People planting at Ō Tū Wharekai wetland

Image: George Iles | DOC


Read the objectives of the Arawai Kākāriki wetland restoration programme.

Increase wetland extent and wetland protection

Wetland habitats have declined across New Zealand. Our focus is on protecting existing wetlands through statutory measures and advocacy.

National leadership

Provide leadership for freshwater conservation across New Zealand

As one of DOC's flagship conservation programmes delivering on the Freshwater Stretch Goal, we aim to address key freshwater conservation issues across New Zealand. We will provide leadership in wetland restoration by enhancing and protecting internationally significant wetlands. Actions include building partnerships with iwi, councils, national and international conservation groups.

Ecological restoration

Maintain or enhance water regime and water quality.

We will take practical steps to work with councils, landowners and other stakeholders to maintain and improve water quality and to ensure appropriate water regimes are managed. Actions include monitoring and scientific assessment of catchment issues, advocacy to set appropriate water quality targets, improving water management through riparian planting, construction of sediment traps and restoring water levels.

Protect or restore ecosystem condition.

We will manage threats to ecosystems from invasive species, fire, habitat disturbance, stock access and land use changes. We aim to restore ecosystem values of degraded habitat. Intact habitats will be protected as a priority. Actions include fencing, weed control, stream habitat improvement, restoration planting and ecosystem health monitoring.

Enhance species diversity and protect threatened species.

We aim to safeguard threatened species. Actions include predator control, targeted habitat improvement, translocations of animal and plant species and monitoring population recovery.

Mātauranga Māori

Work with iwi, hapū, and whānau to recognise and support Mātauranga Māori.

Wetlands, lakes and rivers are places of significance to tangata whenua. Their knowledge, understanding and aspirations for the sites are invaluable in achieving our restoration goals. We will promote and support Mātauranga Māori for the management of the Arawai Kākāriki sites. Actions may include cultural health assessments, remediating historical sites, and maintaining or enhancing mahinga kai.

Working with others

Promote partnerships and participation

We aim to work in partnership with iwi and hapū, and communities and businesses to design and undertake management actions at the sites. Without the support of the local community it is often difficult to achieve goals for biodiversity conservation and restoration.

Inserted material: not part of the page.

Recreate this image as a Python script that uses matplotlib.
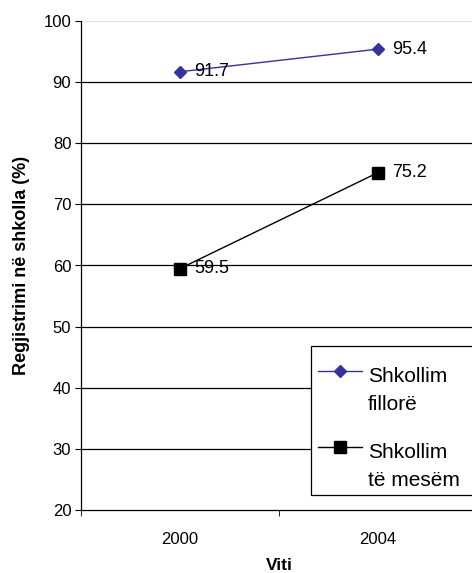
import matplotlib
matplotlib.use('Agg')
import matplotlib.pyplot as plt
from matplotlib.lines import Line2D
from matplotlib.patches import Rectangle

plt.rcParams['font.family'] = ['Liberation Sans', 'DejaVu Sans']

years = ['2000', '2004']
fillore = [91.7, 95.4]
mesem = [59.5, 75.2]
series_names = [['Shkollim', 'fillorë'], ['Shkollim', 'të mesëm']]

W, H = 472, 573
fig = plt.figure(figsize=(W/100, H/100), dpi=100)
ax = fig.add_axes([81/W, 1-510/H, 396/W, 489/H])

def fx(px):
    return px / W

def fy(py):
    return 1 - py / H

x = range(len(years))
ax.plot(x, fillore, color='#333399', marker='D', markersize=6, linewidth=1, zorder=3)
ax.plot(x, mesem, color='black', marker='s', markersize=8, linewidth=1, zorder=3)

# data labels to the right of each point
for xi, v in zip(x, fillore):
    ax.annotate(f'{v}', (xi, v), xytext=(10, 0), textcoords='offset points',
                va='center', ha='left', fontsize=13)
for xi, v in zip(x, mesem):
    ax.annotate(f'{v}', (xi, v), xytext=(10, 0), textcoords='offset points',
                va='center', ha='left', fontsize=13)

ax.set_xlim(-0.5, 1.5)
ax.set_ylim(20, 100)
ax.set_yticks(range(20, 101, 10))
ax.set_xticks(list(x))
ax.set_xticklabels(years)
ax.set_xticks([-0.5, 0.5, 1.5], minor=True)
ax.tick_params(axis='x', which='major', length=0, pad=16, labelsize=12)
ax.tick_params(axis='x', which='minor', length=4, direction='out')
ax.tick_params(axis='y', length=4, direction='out', labelsize=12, pad=3)

# gridlines
for g in range(30, 100, 10):
    ax.axhline(g, color='black', linewidth=0.9, zorder=1)
ax.axhline(100, color='#e0e0e0', linewidth=0.9, zorder=1)

for s in ['top', 'right']:
    ax.spines[s].set_visible(False)
ax.spines['left'].set_linewidth(0.9)
ax.spines['bottom'].set_linewidth(0.9)

# axis titles placed directly so they stay inside the small figure
fig.text(fx(279), fy(566), 'Viti', fontweight='bold', fontsize=12.5,
         ha='center', va='center')
fig.text(fx(22), fy(265), 'Regjistrimi në shkolla (%)', fontweight='bold',
         fontsize=13, rotation=90, ha='center', va='center')

# legend, handle aligned with the first text line like Excel does
fig.patches.append(Rectangle((fx(311), fy(495)), fx(480) - fx(311), fy(346) - fy(495),
                             transform=fig.transFigure, facecolor='white',
                             edgecolor='black', linewidth=0.9, zorder=5))
styles = [dict(color='#333399', marker='D', markersize=6),
          dict(color='black', marker='s', markersize=8)]
handle_y = [371, 447]
text_y = [[382, 410], [458, 486]]
for st, hy, ty, name in zip(styles, handle_y, text_y, series_names):
    fig.add_artist(Line2D([fx(318), fx(362)], [fy(hy), fy(hy)], linewidth=1,
                          transform=fig.transFigure, zorder=6, color=st['color']))
    fig.add_artist(Line2D([fx(340)], [fy(hy)], linestyle='none',
                          transform=fig.transFigure, zorder=6, **st))
    for t, yy in zip(name, ty):
        fig.text(fx(368), fy(yy), t, fontsize=15, va='baseline', ha='left', zorder=6)

plt.savefig('out.png', dpi=100)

Increase awareness and appreciation

We want people to experience and appreciate these special places, so we will develop educational materials for our sites and maintain and improve visitor assets. Increasing public awareness of the values and services provided by wetlands is a key aim of the Arawai Kākāriki programme.

Science and knowledge sharing

Share scientific and technical knowledge

Arawai Kākāriki aims to support wetland management across New Zealand. We plan to share our results and what we have learnt with others using online platforms, publications, presentations and practical workshops.  

Undertake research to improve wetland management

We will maintain a coordinated research programme to target knowledge gaps that are a barrier to freshwater management and restoration. Through investment in priority research projects and partnership with universities and crown research institutions we aim to publish scientific findings that will directly assist restoration of our sites and support wetland conservation elsewhere.

Develop best practice restoration tools

Our Arawai Kākāriki sites are a test bed for developing new monitoring methods and management techniques for wetland restoration in New Zealand. We will develop a range of monitoring tools to improve the consistency of data collection in wetland conservation projects. Standardised methods for monitoring and managing wetland biodiversity are an important part of this.